This might make those of advanced years feel a little smug.
Which, those in their 20s who are desperate to find a job and pay off student loans might say, the over-55s have been for at least 20 years.
This new source of smugness, however, comes from research at the University of Cambridge. For it showed that the password strength of Yahoo accounts belonging to the over-55s was twice that of, say, teens.
The New Scientist passes this information along and offers that the researchers concluded that most people have weak passwords.
The computer scientist who led the research, Joseph Bonneau, was given access to 70 million Yahoo passwords. Yes, he may have had yours, but the data was subjected to a security technique called hashing, which meant he couldn't get into your account and e-mail your ex with some choice epithets.
The strength of a password is essentially measured by how great the probability is that someone could randomly guess it. What Bonneau discovered is that the average password would take only around 1,000 random attempts before it was guessed.
Indeed, he seems so distressed at the ease of guessing some of the passwords that he believes everyone should be assigned a random 9-digit number that should be as memorable as a phone number. That way, their passwords would be 1,000 times stronger.

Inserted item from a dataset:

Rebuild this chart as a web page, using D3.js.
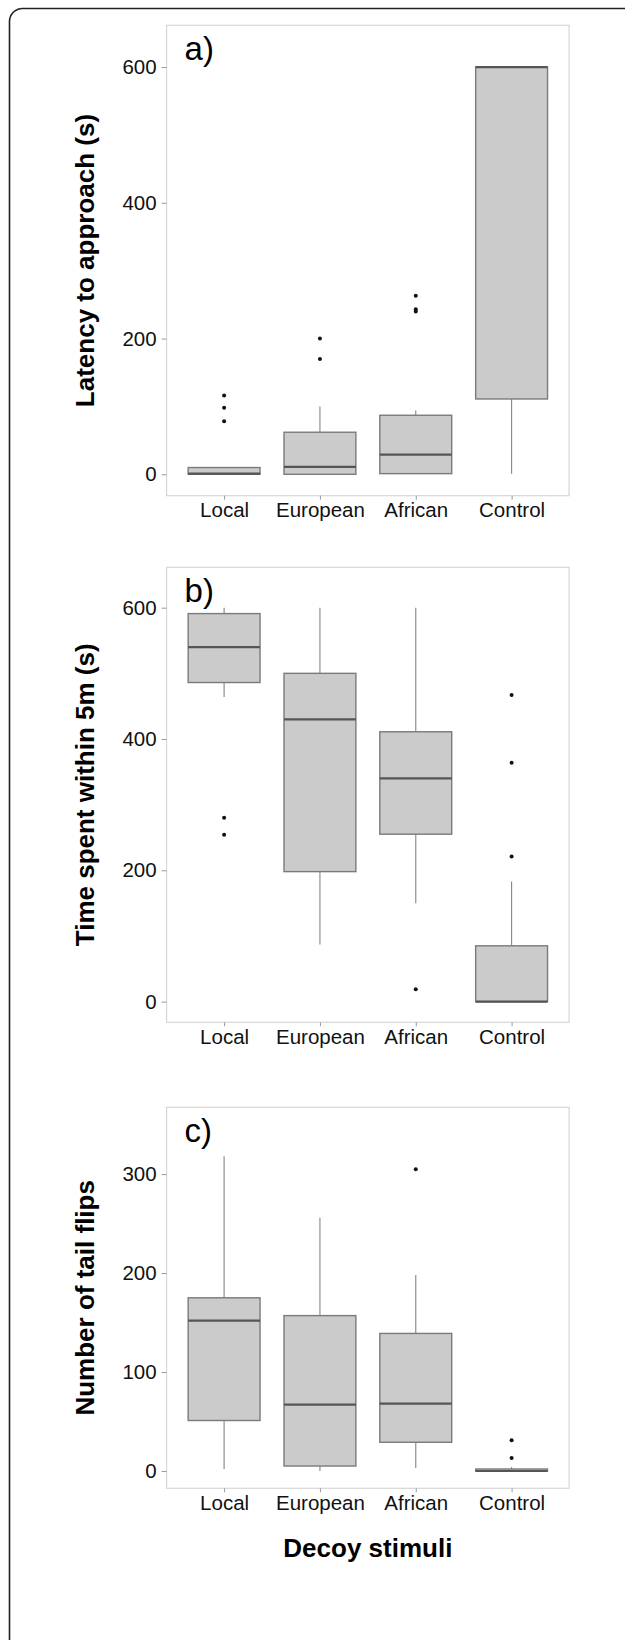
<!DOCTYPE html>
<html>
<head>
<meta charset="utf-8">
<script src="https://cdn.jsdelivr.net/npm/d3@7"></script>
<style>
  body { margin: 0; background: #fff; }
  svg { display: block; font-family: "Liberation Sans", Arial, sans-serif; }
  .tick text { fill: #111; font-size: 20.5px; }
  .tick line { stroke: #999; }
  .domain { display: none; }
</style>
</head>
<body>
<svg id="fig" width="625" height="1640"></svg>
<script>
// categories on the x axis
var categories = ["Local", "European", "African", "Control"];

// box stats per category: [whisker low, q1, median, q3, whisker high]
var latencyBoxes = [[0, 0, 1, 10, 10], [0, 0, 11, 62, 100], [0, 1, 29, 87, 94], [1, 111, 600, 600, 600]];
var latencyOutliers = [[116, 98, 78], [200, 170], [263, 243, 240], []];
var latencyTicks = [0, 200, 400, 600];

var timeBoxes = [[464, 486, 540, 591, 600], [87, 198, 430, 500, 600], [150, 255, 340, 411, 600], [0, 0, 0, 85, 183]];
var timeOutliers = [[280, 254], [], [19], [467, 364, 221]];
var timeTicks = [0, 200, 400, 600];

var flipBoxes = [[2, 51, 152, 175, 318], [0, 5, 67, 157, 256], [3, 29, 68, 139, 198], [0, 0, 0, 2, 4]];
var flipOutliers = [[], [], [305], [31, 13]];
var flipTicks = [0, 100, 200, 300];

var panels = [
    { tag: "a)", title: "Latency to approach (s)", boxes: latencyBoxes, outliers: latencyOutliers,
      ticks: latencyTicks, domain: [-31.5, 661.5], top: 25.3, bottom: 495.7 },
    { tag: "b)", title: "Time spent within 5m (s)", boxes: timeBoxes, outliers: timeOutliers,
      ticks: timeTicks, domain: [-31.5, 661.5], top: 567.3, bottom: 1022.3 },
    { tag: "c)", title: "Number of tail flips", boxes: flipBoxes, outliers: flipOutliers,
      ticks: flipTicks, domain: [-17.5, 367.5], top: 1107.3, bottom: 1488.3 }
];

var left = 166.6, right = 569.1;
var svg = d3.select("#fig");

// outer rounded border, runs off the right and bottom edges
svg.append("rect")
    .attr("x", 9.5).attr("y", 8.5)
    .attr("width", 660).attr("height", 1680)
    .attr("rx", 13)
    .attr("fill", "none")
    .attr("stroke", "#222")
    .attr("stroke-width", 1.6);

var x = d3.scalePoint().domain(categories).range([left, right]).padding(0.6);
var boxW = x.step() * 0.75;

panels.forEach(function (p) {
    var y = d3.scaleLinear().domain(p.domain).range([p.bottom, p.top]);
    var g = svg.append("g");

    // panel frame
    g.append("rect")
        .attr("x", left).attr("y", p.top)
        .attr("width", right - left).attr("height", p.bottom - p.top)
        .attr("fill", "none")
        .attr("stroke", "#d6d6d6")
        .attr("stroke-width", 1.2);

    // axes
    g.append("g")
        .attr("transform", "translate(" + left + ",0)")
        .call(d3.axisLeft(y).tickValues(p.ticks).tickSize(5).tickPadding(5));

    g.append("g")
        .attr("transform", "translate(0," + p.bottom + ")")
        .call(d3.axisBottom(x).tickSize(4).tickPadding(3.2));

    // one group per category
    var cat = g.selectAll("g.cat")
        .data(p.boxes)
        .enter()
        .append("g")
        .attr("class", "cat");

    // whiskers
    cat.append("line")
        .attr("x1", function (d, i) { return x(categories[i]); })
        .attr("x2", function (d, i) { return x(categories[i]); })
        .attr("y1", function (d) { return y(d[3]); })
        .attr("y2", function (d) { return y(d[4]); })
        .attr("stroke", "#858585").attr("stroke-width", 1.1);
    cat.append("line")
        .attr("x1", function (d, i) { return x(categories[i]); })
        .attr("x2", function (d, i) { return x(categories[i]); })
        .attr("y1", function (d) { return y(d[1]); })
        .attr("y2", function (d) { return y(d[0]); })
        .attr("stroke", "#858585").attr("stroke-width", 1.1);

    // box
    cat.append("rect")
        .attr("x", function (d, i) { return x(categories[i]) - boxW / 2; })
        .attr("y", function (d) { return y(d[3]); })
        .attr("width", boxW)
        .attr("height", function (d) { return Math.max(0.5, y(d[1]) - y(d[3])); })
        .attr("fill", "#cbcbcb")
        .attr("stroke", "#7a7a7a")
        .attr("stroke-width", 1.4);

    // median
    cat.append("line")
        .attr("x1", function (d, i) { return x(categories[i]) - boxW / 2; })
        .attr("x2", function (d, i) { return x(categories[i]) + boxW / 2; })
        .attr("y1", function (d) { return y(d[2]); })
        .attr("y2", function (d) { return y(d[2]); })
        .attr("stroke", "#555").attr("stroke-width", 2.2);

    // outliers
    p.outliers.forEach(function (vals, i) {
        g.selectAll(null)
            .data(vals)
            .enter()
            .append("circle")
            .attr("cx", x(categories[i]))
            .attr("cy", function (v) { return y(v); })
            .attr("r", 2)
            .attr("fill", "#111");
    });

    // panel tag
    g.append("text")
        .attr("x", left + 18)
        .attr("y", p.top + 35)
        .attr("font-size", 33)
        .attr("fill", "#000")
        .text(p.tag);

    // y axis title
    g.append("text")
        .attr("transform", "translate(93.5," + ((p.top + p.bottom) / 2) + ") rotate(-90)")
        .attr("text-anchor", "middle")
        .attr("font-size", 26)
        .attr("font-weight", "bold")
        .attr("fill", "#000")
        .text(p.title);
});

// shared x axis title
svg.append("text")
    .attr("x", (left + right) / 2)
    .attr("y", 1556.5)
    .attr("text-anchor", "middle")
    .attr("font-size", 26)
    .attr("font-weight", "bold")
    .attr("fill", "#000")
    .text("Decoy stimuli");
</script>
</body>
</html>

But the part of the brain that remembers phone numbers has been entirely wiped by the smartphone. Doesn't everyone just text their number into someone else's phone? No one actually knows the numbers.
What is odd is that there seems to be no explanation for why the over-55s should be more security conscious.
Some might have imagined that they would be more tech-naive and therefore more prone to making passwords obvious and memorable. Teens, on the other hand, being so deeply tech-aware, would surely create complex formulas for passwords in order to keep their sexting pictures safe.
Yet this does not appear to be the case.
Some might be amused -- or wail uncontrollably -- at the finding that in each population he studied, 0.14 percent of people had precisely the same password. Bonneau speculates, because he wasn't privileged to knowing the actual passwords, that these might be numerical configurations that work across cultures.
Should you be feeling nationalistic, it seems that Germans and Koreans are rather more diligent about creating stronger passwords, while Indonesians, Vietnamese, and Italians don't seem quite as au fait.
I am sure that there are many 58-year-old Germans and Koreans who will be holding special celebrations regarding their momentous achievements.